When my brother's mother-in-law, Winnie, celebrated her 100th birthday last year, it came to me that the record of her as a twenty-year-old woman in the 1939 register would now be opened up from its 100 year closure. Winnie was very much still alive, but in the eyes of The National Archives and of Findmypast, she was, from their point of view, deceased. Like Schrodinger's cat, Winnie had achieved the distinction of being simultaneously both dead and alive.
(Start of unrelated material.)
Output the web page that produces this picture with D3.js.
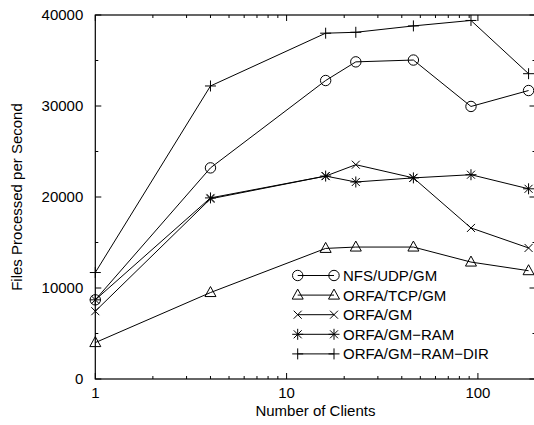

Shortly before Winnie was born, there were only around 125 centenarians named in the 1911 census of the United Kingdom and assurances as to the information remaining confidential for 100 years might not have been seen as unreasonable. However, by 2018, the number had risen to 13,170 and, since longevity is expected to increase further, this number may only be expected to rise further. This raises the question whether a 100 year closure is any longer appropriate. Should we be looking at increasing closure to 110 years from date of birth?
This is perhaps more than just an interesting academic point. No family historian I have met would call for longer closure periods. There is constant pressure for closure to be reduced rather than extended. However, centenarians may have the same embarrassing family issues buried in their past as younger people, should they be better protected?